• Goal: What follows is a listing; restate every line of it word for word.
* BEGIN *
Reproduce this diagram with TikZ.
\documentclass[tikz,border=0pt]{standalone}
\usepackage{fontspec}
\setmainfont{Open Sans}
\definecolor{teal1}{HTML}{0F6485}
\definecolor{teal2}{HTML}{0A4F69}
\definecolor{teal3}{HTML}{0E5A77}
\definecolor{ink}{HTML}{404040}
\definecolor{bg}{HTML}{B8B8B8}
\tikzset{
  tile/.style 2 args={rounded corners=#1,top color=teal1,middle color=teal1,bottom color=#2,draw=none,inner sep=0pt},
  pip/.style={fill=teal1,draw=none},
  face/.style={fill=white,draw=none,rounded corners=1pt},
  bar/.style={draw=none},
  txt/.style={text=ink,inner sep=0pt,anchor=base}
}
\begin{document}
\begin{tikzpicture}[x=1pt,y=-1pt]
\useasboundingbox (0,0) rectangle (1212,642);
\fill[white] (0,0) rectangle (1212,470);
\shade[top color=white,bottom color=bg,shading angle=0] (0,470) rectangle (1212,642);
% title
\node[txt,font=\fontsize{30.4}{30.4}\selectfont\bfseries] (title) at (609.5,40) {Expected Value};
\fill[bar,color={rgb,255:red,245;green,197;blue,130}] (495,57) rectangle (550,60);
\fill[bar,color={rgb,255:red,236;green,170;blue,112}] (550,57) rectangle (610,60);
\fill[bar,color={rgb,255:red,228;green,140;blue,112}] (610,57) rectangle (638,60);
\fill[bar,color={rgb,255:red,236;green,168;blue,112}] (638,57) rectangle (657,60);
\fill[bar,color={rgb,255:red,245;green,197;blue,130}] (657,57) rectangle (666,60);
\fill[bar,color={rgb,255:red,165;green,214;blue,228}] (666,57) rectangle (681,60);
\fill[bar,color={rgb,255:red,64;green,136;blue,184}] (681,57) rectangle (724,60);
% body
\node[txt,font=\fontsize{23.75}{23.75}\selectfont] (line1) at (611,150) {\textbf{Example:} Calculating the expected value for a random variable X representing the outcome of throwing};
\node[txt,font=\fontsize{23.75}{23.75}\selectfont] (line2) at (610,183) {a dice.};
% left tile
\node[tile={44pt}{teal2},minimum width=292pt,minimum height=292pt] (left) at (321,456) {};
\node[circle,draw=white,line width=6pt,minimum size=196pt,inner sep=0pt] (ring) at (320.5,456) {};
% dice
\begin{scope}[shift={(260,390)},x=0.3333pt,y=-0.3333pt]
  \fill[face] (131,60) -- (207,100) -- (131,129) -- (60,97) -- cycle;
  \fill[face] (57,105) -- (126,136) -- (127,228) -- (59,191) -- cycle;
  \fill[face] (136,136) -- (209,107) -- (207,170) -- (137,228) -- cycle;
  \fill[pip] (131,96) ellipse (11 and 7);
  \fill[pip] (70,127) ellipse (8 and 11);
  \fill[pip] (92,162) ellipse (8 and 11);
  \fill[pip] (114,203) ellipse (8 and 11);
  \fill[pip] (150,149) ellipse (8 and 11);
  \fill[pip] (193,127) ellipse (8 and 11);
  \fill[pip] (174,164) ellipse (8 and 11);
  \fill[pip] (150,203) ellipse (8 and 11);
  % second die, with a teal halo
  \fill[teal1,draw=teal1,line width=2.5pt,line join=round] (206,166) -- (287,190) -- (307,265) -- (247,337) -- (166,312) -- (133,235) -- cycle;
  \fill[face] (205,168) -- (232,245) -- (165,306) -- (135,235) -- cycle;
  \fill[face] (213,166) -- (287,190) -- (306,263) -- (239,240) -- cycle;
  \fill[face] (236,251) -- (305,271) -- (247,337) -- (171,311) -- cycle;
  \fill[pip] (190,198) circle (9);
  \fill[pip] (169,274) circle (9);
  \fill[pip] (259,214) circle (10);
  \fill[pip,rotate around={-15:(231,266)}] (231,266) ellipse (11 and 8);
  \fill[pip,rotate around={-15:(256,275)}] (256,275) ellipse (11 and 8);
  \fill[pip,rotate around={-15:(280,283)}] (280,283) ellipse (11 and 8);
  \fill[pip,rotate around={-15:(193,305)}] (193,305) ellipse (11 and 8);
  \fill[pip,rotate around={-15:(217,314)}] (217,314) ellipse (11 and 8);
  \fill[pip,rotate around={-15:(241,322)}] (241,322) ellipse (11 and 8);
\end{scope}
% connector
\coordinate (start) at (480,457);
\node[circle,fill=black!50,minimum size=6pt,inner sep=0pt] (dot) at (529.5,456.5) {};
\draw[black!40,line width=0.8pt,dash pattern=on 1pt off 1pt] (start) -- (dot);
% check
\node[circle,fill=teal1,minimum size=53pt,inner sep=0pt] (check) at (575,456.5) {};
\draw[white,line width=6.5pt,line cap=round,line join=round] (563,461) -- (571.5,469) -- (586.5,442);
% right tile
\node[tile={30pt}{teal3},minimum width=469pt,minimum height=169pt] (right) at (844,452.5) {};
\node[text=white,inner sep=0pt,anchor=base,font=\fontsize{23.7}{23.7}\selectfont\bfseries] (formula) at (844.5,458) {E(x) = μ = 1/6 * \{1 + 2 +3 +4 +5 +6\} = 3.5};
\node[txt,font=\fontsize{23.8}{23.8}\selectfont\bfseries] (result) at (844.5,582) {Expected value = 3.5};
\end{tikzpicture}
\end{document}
* END *
• Correct output:
Reproduce this diagram with TikZ.
\documentclass[tikz,border=0pt]{standalone}
\usepackage{fontspec}
\setmainfont{Open Sans}
\definecolor{teal1}{HTML}{0F6485}
\definecolor{teal2}{HTML}{0A4F69}
\definecolor{teal3}{HTML}{0E5A77}
\definecolor{ink}{HTML}{404040}
\definecolor{bg}{HTML}{B8B8B8}
\tikzset{
  tile/.style 2 args={rounded corners=#1,top color=teal1,middle color=teal1,bottom color=#2,draw=none,inner sep=0pt},
  pip/.style={fill=teal1,draw=none},
  face/.style={fill=white,draw=none,rounded corners=1pt},
  bar/.style={draw=none},
  txt/.style={text=ink,inner sep=0pt,anchor=base}
}
\begin{document}
\begin{tikzpicture}[x=1pt,y=-1pt]
\useasboundingbox (0,0) rectangle (1212,642);
\fill[white] (0,0) rectangle (1212,470);
\shade[top color=white,bottom color=bg,shading angle=0] (0,470) rectangle (1212,642);
% title
\node[txt,font=\fontsize{30.4}{30.4}\selectfont\bfseries] (title) at (609.5,40) {Expected Value};
\fill[bar,color={rgb,255:red,245;green,197;blue,130}] (495,57) rectangle (550,60);
\fill[bar,color={rgb,255:red,236;green,170;blue,112}] (550,57) rectangle (610,60);
\fill[bar,color={rgb,255:red,228;green,140;blue,112}] (610,57) rectangle (638,60);
\fill[bar,color={rgb,255:red,236;green,168;blue,112}] (638,57) rectangle (657,60);
\fill[bar,color={rgb,255:red,245;green,197;blue,130}] (657,57) rectangle (666,60);
\fill[bar,color={rgb,255:red,165;green,214;blue,228}] (666,57) rectangle (681,60);
\fill[bar,color={rgb,255:red,64;green,136;blue,184}] (681,57) rectangle (724,60);
% body
\node[txt,font=\fontsize{23.75}{23.75}\selectfont] (line1) at (611,150) {\textbf{Example:} Calculating the expected value for a random variable X representing the outcome of throwing};
\node[txt,font=\fontsize{23.75}{23.75}\selectfont] (line2) at (610,183) {a dice.};
% left tile
\node[tile={44pt}{teal2},minimum width=292pt,minimum height=292pt] (left) at (321,456) {};
\node[circle,draw=white,line width=6pt,minimum size=196pt,inner sep=0pt] (ring) at (320.5,456) {};
% dice
\begin{scope}[shift={(260,390)},x=0.3333pt,y=-0.3333pt]
  \fill[face] (131,60) -- (207,100) -- (131,129) -- (60,97) -- cycle;
  \fill[face] (57,105) -- (126,136) -- (127,228) -- (59,191) -- cycle;
  \fill[face] (136,136) -- (209,107) -- (207,170) -- (137,228) -- cycle;
  \fill[pip] (131,96) ellipse (11 and 7);
  \fill[pip] (70,127) ellipse (8 and 11);
  \fill[pip] (92,162) ellipse (8 and 11);
  \fill[pip] (114,203) ellipse (8 and 11);
  \fill[pip] (150,149) ellipse (8 and 11);
  \fill[pip] (193,127) ellipse (8 and 11);
  \fill[pip] (174,164) ellipse (8 and 11);
  \fill[pip] (150,203) ellipse (8 and 11);
  % second die, with a teal halo
  \fill[teal1,draw=teal1,line width=2.5pt,line join=round] (206,166) -- (287,190) -- (307,265) -- (247,337) -- (166,312) -- (133,235) -- cycle;
  \fill[face] (205,168) -- (232,245) -- (165,306) -- (135,235) -- cycle;
  \fill[face] (213,166) -- (287,190) -- (306,263) -- (239,240) -- cycle;
  \fill[face] (236,251) -- (305,271) -- (247,337) -- (171,311) -- cycle;
  \fill[pip] (190,198) circle (9);
  \fill[pip] (169,274) circle (9);
  \fill[pip] (259,214) circle (10);
  \fill[pip,rotate around={-15:(231,266)}] (231,266) ellipse (11 and 8);
  \fill[pip,rotate around={-15:(256,275)}] (256,275) ellipse (11 and 8);
  \fill[pip,rotate around={-15:(280,283)}] (280,283) ellipse (11 and 8);
  \fill[pip,rotate around={-15:(193,305)}] (193,305) ellipse (11 and 8);
  \fill[pip,rotate around={-15:(217,314)}] (217,314) ellipse (11 and 8);
  \fill[pip,rotate around={-15:(241,322)}] (241,322) ellipse (11 and 8);
\end{scope}
% connector
\coordinate (start) at (480,457);
\node[circle,fill=black!50,minimum size=6pt,inner sep=0pt] (dot) at (529.5,456.5) {};
\draw[black!40,line width=0.8pt,dash pattern=on 1pt off 1pt] (start) -- (dot);
% check
\node[circle,fill=teal1,minimum size=53pt,inner sep=0pt] (check) at (575,456.5) {};
\draw[white,line width=6.5pt,line cap=round,line join=round] (563,461) -- (571.5,469) -- (586.5,442);
% right tile
\node[tile={30pt}{teal3},minimum width=469pt,minimum height=169pt] (right) at (844,452.5) {};
\node[text=white,inner sep=0pt,anchor=base,font=\fontsize{23.7}{23.7}\selectfont\bfseries] (formula) at (844.5,458) {E(x) = μ = 1/6 * \{1 + 2 +3 +4 +5 +6\} = 3.5};
\node[txt,font=\fontsize{23.8}{23.8}\selectfont\bfseries] (result) at (844.5,582) {Expected value = 3.5};
\end{tikzpicture}
\end{document}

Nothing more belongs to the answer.